The disciples did not laugh at the far-fetched simile. They were, scripture tells us, astounded. “Then who,” they asked, “can be saved?”
Jesus looked at them reassuringly, perhaps winking, perhaps smiling. “For mortals it is impossible,” he said, “but for God all things are possible.” (Matthew 19:26).
Jesus used a silly simile to guide us toward several profound truths. Among them:
During our earthly life spans, it makes no sense to acquire more possessions than we need to live comfortably and support our families. Stored up treasures become the love of your life. (Matthew 6:21)

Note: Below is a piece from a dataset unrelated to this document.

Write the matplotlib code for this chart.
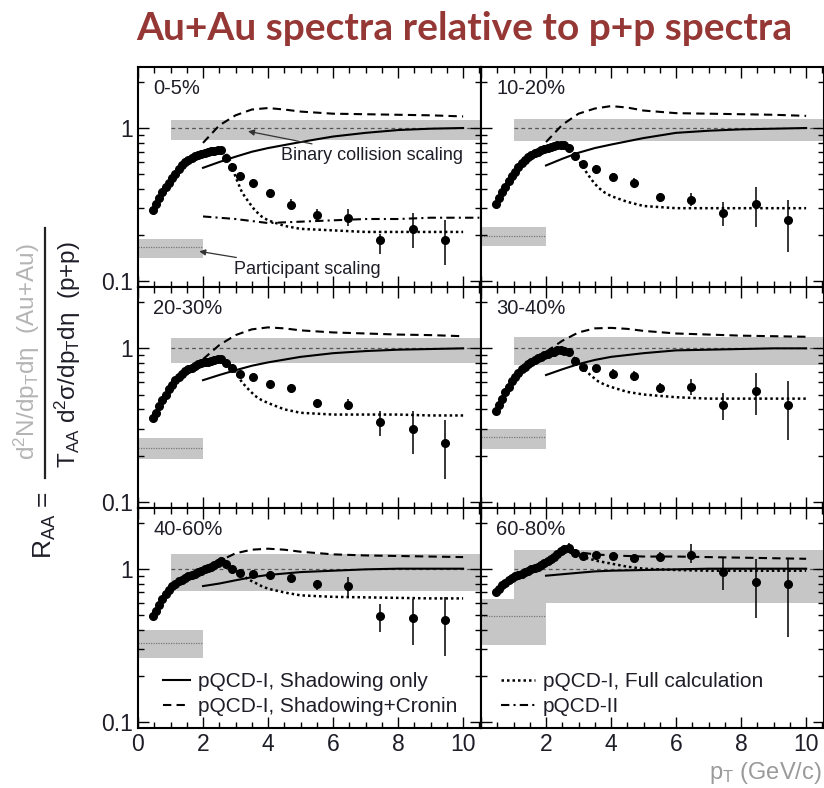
import matplotlib
matplotlib.use("Agg")
import matplotlib.pyplot as plt
from matplotlib.lines import Line2D
from matplotlib.ticker import (LogLocator, MultipleLocator, NullFormatter, FixedLocator,
                               FixedFormatter, FuncFormatter)

plt.rcParams["font.family"] = ["Liberation Sans", "DejaVu Sans"]
plt.rcParams["mathtext.fontset"] = "custom"
plt.rcParams["mathtext.rm"] = "Liberation Sans"
plt.rcParams["mathtext.it"] = "Liberation Sans"

# ---------- data ----------

centralities = ["0-5%", "10-20%", "20-30%", "30-40%", "40-60%", "60-80%"]

lo_pt = [0.45, 0.55, 0.65, 0.75, 0.85, 0.95, 1.05, 1.15, 1.25, 1.35, 1.45,
         1.55, 1.65, 1.75, 1.85, 1.95, 2.05, 2.15, 2.25, 2.35, 2.45, 2.55]
lo_raa = [
    [0.29, 0.32, 0.35, 0.38, 0.41, 0.44, 0.47, 0.50, 0.54, 0.57, 0.60,
     0.62, 0.64, 0.66, 0.67, 0.68, 0.69, 0.70, 0.71, 0.71, 0.72, 0.72],
    [0.32, 0.35, 0.38, 0.41, 0.45, 0.49, 0.52, 0.56, 0.59, 0.62, 0.65,
     0.67, 0.69, 0.70, 0.72, 0.73, 0.74, 0.75, 0.76, 0.77, 0.77, 0.78],
    [0.35, 0.38, 0.42, 0.46, 0.50, 0.54, 0.58, 0.62, 0.65, 0.68, 0.71,
     0.73, 0.75, 0.77, 0.79, 0.80, 0.81, 0.82, 0.83, 0.84, 0.85, 0.85],
    [0.39, 0.43, 0.47, 0.52, 0.56, 0.61, 0.65, 0.69, 0.73, 0.76, 0.79,
     0.82, 0.84, 0.86, 0.88, 0.90, 0.92, 0.94, 0.95, 0.97, 0.98, 0.96],
    [0.49, 0.53, 0.58, 0.63, 0.68, 0.73, 0.77, 0.80, 0.83, 0.85, 0.87,
     0.89, 0.91, 0.93, 0.95, 0.97, 0.99, 1.01, 1.03, 1.06, 1.09, 1.12],
    [0.70, 0.74, 0.78, 0.81, 0.84, 0.87, 0.89, 0.91, 0.93, 0.95, 0.97,
     0.99, 1.01, 1.03, 1.06, 1.09, 1.12, 1.16, 1.20, 1.25, 1.30, 1.35],
]

hi_pt = [2.7, 2.9, 3.15, 3.55, 4.05, 4.7, 5.5, 6.45, 7.45, 8.45, 9.45]
hi_raa = [
    [0.64, 0.56, 0.49, 0.44, 0.376, 0.317, 0.27, 0.26, 0.185, 0.22, 0.187],
    [0.74, 0.66, 0.58, 0.54, 0.48, 0.44, 0.354, 0.34, 0.28, 0.32, 0.25],
    [0.80, 0.74, 0.68, 0.65, 0.585, 0.55, 0.44, 0.43, 0.33, 0.30, 0.24],
    [0.94, 0.83, 0.755, 0.74, 0.68, 0.66, 0.55, 0.56, 0.43, 0.53, 0.43],
    [1.08, 1.00, 0.94, 0.93, 0.91, 0.87, 0.79, 0.77, 0.49, 0.48, 0.46],
    [1.37, 1.27, 1.21, 1.22, 1.21, 1.18, 1.20, 1.22, 0.95, 0.82, 0.79],
]
hi_err_lo = [
    [0.03, 0.03, 0.025, 0.025, 0.025, 0.02, 0.02, 0.03, 0.035, 0.055, 0.06],
    [0.03, 0.03, 0.03, 0.03, 0.03, 0.03, 0.025, 0.03, 0.05, 0.095, 0.095],
    [0.04, 0.035, 0.035, 0.035, 0.035, 0.035, 0.03, 0.035, 0.063, 0.094, 0.10],
    [0.05, 0.04, 0.04, 0.04, 0.05, 0.05, 0.04, 0.06, 0.087, 0.165, 0.177],
    [0.05, 0.04, 0.04, 0.05, 0.05, 0.06, 0.06, 0.13, 0.105, 0.16, 0.19],
    [0.10, 0.08, 0.06, 0.06, 0.06, 0.07, 0.08, 0.13, 0.225, 0.34, 0.43],
]
hi_err_hi = [
    [0.03, 0.03, 0.025, 0.025, 0.025, 0.025, 0.025, 0.035, 0.02, 0.06, 0.065],
    [0.03, 0.03, 0.03, 0.03, 0.03, 0.03, 0.025, 0.035, 0.05, 0.09, 0.09],
    [0.04, 0.035, 0.035, 0.035, 0.035, 0.035, 0.03, 0.04, 0.06, 0.09, 0.10],
    [0.05, 0.04, 0.04, 0.04, 0.05, 0.05, 0.045, 0.07, 0.08, 0.165, 0.18],
    [0.05, 0.04, 0.04, 0.05, 0.05, 0.06, 0.06, 0.115, 0.10, 0.155, 0.19],
    [0.10, 0.08, 0.06, 0.06, 0.06, 0.07, 0.08, 0.22, 0.23, 0.34, 0.36],
]

# pQCD-I, shadowing only
shad_pt = [2, 2.5, 3, 3.5, 4, 5, 6, 7, 8, 9, 10]
shad_raa = [
    [0.55, 0.60, 0.65, 0.70, 0.74, 0.81, 0.88, 0.93, 0.97, 0.99, 1.00],
    [0.57, 0.63, 0.69, 0.74, 0.78, 0.86, 0.93, 0.96, 0.98, 0.99, 1.00],
    [0.62, 0.67, 0.72, 0.77, 0.81, 0.88, 0.93, 0.96, 0.98, 0.99, 1.00],
    [0.67, 0.73, 0.79, 0.84, 0.88, 0.93, 0.97, 0.98, 0.99, 1.00, 1.00],
    [0.77, 0.80, 0.84, 0.88, 0.91, 0.95, 0.97, 0.99, 1.00, 1.00, 1.00],
    [0.90, 0.92, 0.94, 0.96, 0.97, 0.98, 0.99, 1.00, 1.00, 1.00, 1.00],
]

# pQCD-I, shadowing + Cronin
cron_pt = [2, 2.5, 3, 3.5, 4, 4.5, 5, 6, 7, 8, 9, 10]
cron_raa = [
    [0.80, 1.04, 1.21, 1.32, 1.35, 1.32, 1.28, 1.24, 1.23, 1.22, 1.21, 1.19],
    [0.81, 1.05, 1.24, 1.34, 1.39, 1.36, 1.30, 1.25, 1.24, 1.23, 1.22, 1.20],
    [0.85, 1.05, 1.22, 1.33, 1.37, 1.35, 1.31, 1.27, 1.25, 1.23, 1.22, 1.20],
    [0.95, 1.12, 1.27, 1.35, 1.36, 1.34, 1.30, 1.25, 1.23, 1.21, 1.20, 1.19],
    [0.98, 1.12, 1.26, 1.33, 1.35, 1.33, 1.29, 1.24, 1.22, 1.21, 1.20, 1.19],
    [1.05, 1.25, 1.28, 1.24, 1.22, 1.21, 1.20, 1.20, 1.19, 1.18, 1.17, 1.16],
]

# pQCD-I, full calculation
full_pt = [2.6, 2.8, 3.0, 3.2, 3.4, 3.6, 3.8, 4.0, 4.5, 5, 6, 7, 8, 9, 10]
full_raa = [
    [0.72, 0.64, 0.48, 0.38, 0.33, 0.29, 0.265, 0.25, 0.23, 0.22, 0.215, 0.21, 0.21, 0.21, 0.21],
    [0.77, 0.72, 0.62, 0.53, 0.46, 0.41, 0.38, 0.36, 0.33, 0.31, 0.30, 0.30, 0.30, 0.30, 0.30],
    [0.85, 0.79, 0.70, 0.60, 0.54, 0.49, 0.46, 0.44, 0.40, 0.38, 0.37, 0.37, 0.37, 0.365, 0.365],
    [0.98, 0.90, 0.80, 0.72, 0.66, 0.61, 0.58, 0.56, 0.52, 0.50, 0.48, 0.47, 0.47, 0.47, 0.47],
    [1.10, 1.05, 0.98, 0.91, 0.85, 0.81, 0.77, 0.74, 0.70, 0.67, 0.655, 0.65, 0.645, 0.64, 0.64],
    [1.33, 1.28, 1.22, 1.18, 1.15, 1.12, 1.10, 1.08, 1.03, 1.00, 0.98, 0.97, 0.97, 0.97, 0.97],
]

# pQCD-II (only for 0-5%)
pqcd2_pt = [2, 3, 4, 5, 6, 7, 8, 9, 10.5]
pqcd2_raa = [0.265, 0.255, 0.24, 0.245, 0.25, 0.255, 0.255, 0.26, 0.26]

# scaling bands: (low, high) and participant-scaling level
binary_band = [(0.84, 1.13), (0.82, 1.15), (0.80, 1.16), (0.78, 1.19), (0.71, 1.25), (0.60, 1.33)]
part_band = [(0.143, 0.189), (0.17, 0.225), (0.19, 0.26), (0.22, 0.30), (0.26, 0.40), (0.32, 0.63)]
part_level = [0.167, 0.197, 0.225, 0.263, 0.33, 0.49]

# ---------- figure ----------

W, H = 824, 788
XMAX = 10.55
YLIM = (0.0914, 2.5)
BAND = "#c6c6c6"
TXT = "#1e1e28"

fig, axes = plt.subplots(3, 2, figsize=(W / 100, H / 100), dpi=100,
                         sharex="col", sharey=True)
fig.subplots_adjust(left=138 / W, right=1.0, top=1 - 67 / H, bottom=1 - 728 / H,
                    hspace=0, wspace=0)

for i, ax in enumerate(axes.flat):
    ax.set_yscale("log")
    ax.set_xlim(0, XMAX)
    ax.set_ylim(*YLIM)

    lo, hi = binary_band[i]
    ax.fill_between([1, XMAX], lo, hi, color=BAND, lw=0, zorder=0)
    plo, phi = part_band[i]
    ax.fill_between([0, 2], plo, phi, color=BAND, lw=0, zorder=0)
    ax.plot([1, XMAX], [1, 1], color="#555555", lw=0.9, ls=(0, (3, 2.5)), zorder=1)
    ax.plot([0, 2], [part_level[i]] * 2, color="#777777", lw=0.9, ls=(0, (1, 1)), zorder=1)

    ax.plot(shad_pt, shad_raa[i], color="k", lw=1.5, zorder=2)
    ax.plot(cron_pt, cron_raa[i], color="k", lw=1.5, ls=(0, (4, 2.5)), zorder=2)
    ax.plot(full_pt, full_raa[i], color="k", lw=1.8, ls=(0, (1, 1.2)), zorder=2)
    if i == 0:
        ax.plot(pqcd2_pt, pqcd2_raa, color="k", lw=1.5, ls=(0, (4, 2, 1, 2)), zorder=2)

    ax.plot(lo_pt, lo_raa[i], "o", color="k", ms=5.5, zorder=3)
    ax.errorbar(hi_pt, hi_raa[i], yerr=[hi_err_lo[i], hi_err_hi[i]], fmt="o",
                color="k", ms=5.5, elinewidth=1.1, capsize=0, zorder=3)

    ax.text(0.045, 0.945, centralities[i], transform=ax.transAxes, fontsize=14.5,
            ha="left", va="top", color=TXT)

    ax.xaxis.set_major_locator(MultipleLocator(2))
    ax.xaxis.set_minor_locator(MultipleLocator(0.5))
    ax.yaxis.set_major_locator(FixedLocator([0.1, 1]))
    ax.yaxis.set_major_formatter(FixedFormatter(["0.1", "1"]))
    ax.yaxis.set_minor_locator(LogLocator(base=10, subs=range(2, 10)))
    ax.yaxis.set_minor_formatter(NullFormatter())
    ax.tick_params(which="both", direction="in", top=True, right=True,
                   labelsize=16.5, colors="k", labelcolor=TXT, width=1)
    ax.tick_params(which="major", length=8)
    ax.tick_params(which="minor", length=4.5)
    for s in ax.spines.values():
        s.set_linewidth(1.5)

for ax in axes.flat:
    ax.label_outer()

# the right-hand column shows no "0" label (it would sit on top of the "10")
axes[2, 1].xaxis.set_major_formatter(FuncFormatter(lambda v, _: "" if v == 0 else f"{v:g}"))

# annotations in 0-5%
ax0 = axes[0, 0]
arrow = dict(arrowstyle="-|>", color="#333333", lw=0.9, mutation_scale=9)
ax0.annotate("Binary collision scaling", xy=(3.3, 0.96), xytext=(4.4, 0.66),
             fontsize=13, color=TXT, va="center", ha="left", arrowprops=arrow)
ax0.annotate("Participant scaling", xy=(1.8, 0.158), xytext=(2.95, 0.12),
             fontsize=13, color=TXT, va="center", ha="left", arrowprops=arrow)

# legends
solid = Line2D([], [], color="k", lw=1.5)
dashed = Line2D([], [], color="k", lw=1.5, ls=(0, (4, 2.5)))
dotted = Line2D([], [], color="k", lw=1.8, ls=(0, (1, 1.2)))
dashdot = Line2D([], [], color="k", lw=1.5, ls=(0, (4, 2, 1, 2)))
leg_kw = dict(loc="lower left", frameon=False, fontsize=15, handletextpad=0.4,
              labelspacing=0.3, borderaxespad=0.0, labelcolor=TXT)
axes[2, 0].legend([solid, dashed], ["pQCD-I, Shadowing only", "pQCD-I, Shadowing+Cronin"],
                  handlelength=1.25, bbox_to_anchor=(0.05, 0.015), **leg_kw)
axes[2, 1].legend([dotted, dashdot], ["pQCD-I, Full calculation", "pQCD-II"],
                  handlelength=1.6, bbox_to_anchor=(0.035, 0.015), **leg_kw)

# y label built from pieces
fig.text(45 / W, 1 - 525 / H, r"R$_{\rm AA}$ =", rotation=90, fontsize=19,
         ha="center", va="center", color=TXT)
fig.add_artist(Line2D([45 / W, 45 / W], [1 - 228 / H, 1 - 478 / H],
                      color="#222222", lw=1.6, transform=fig.transFigure))
fig.text(27 / W, 1 - 352 / H, "d$^2$N/dp$_{\\rm T}$dη  (Au+Au)", rotation=90,
         fontsize=17.5, ha="center", va="center", color="#b4b4b4")
fig.text(68 / W, 1 - 355 / H, "T$_{\\rm AA}$ d$^2$σ/dp$_{\\rm T}$dη  (p+p)", rotation=90,
         fontsize=17.5, ha="center", va="center", color=TXT)

fig.text(822 / W, 1 - 773 / H, "p$_{\\rm T}$ (GeV/c)", fontsize=17,
         ha="right", va="center", color="#9a9a9a")

fig.text(464 / W, 1 - 28 / H, "Au+Au spectra relative to p+p spectra",
         fontsize=28, fontweight="bold", family=["Lato", "DejaVu Sans"],
         color="#953735", ha="center", va="center")

fig.savefig("out.png", dpi=100)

God has a particular love for the poor that is expressed in hundreds of scripture verses throughout the New Testament and Hebrew scriptures. If our pursuit of possessions causes us to be indifferent to the poor, we will be indifferent to God.
During our earthly life spans, our primary task is to love God and love our neighbors. When our neighbors are struggling amid poverty and injustice, God expects us to intervene in their suffering and do all that we can to help.
The meaning of life is discoverable in our love of God and our love for the human beings with whom we live. If we are distracted by the pursuit of riches, we will fall far short of God’s intention for our lives.
Getting our lives on track means setting aside the pursuit of riches, putting mere possessions in their proper perspective, and re-dedicating our lives to God’s love.
Accomplishing that is difficult beyond belief ; in fact, as Jesus observed with a grin, it’s virtually impossible. Like getting a camel to pass through the eye of a needle.
But with God, all things are possible. And camels pass easily through the eyes of needles for the amusement of all and for the glory of the God of love.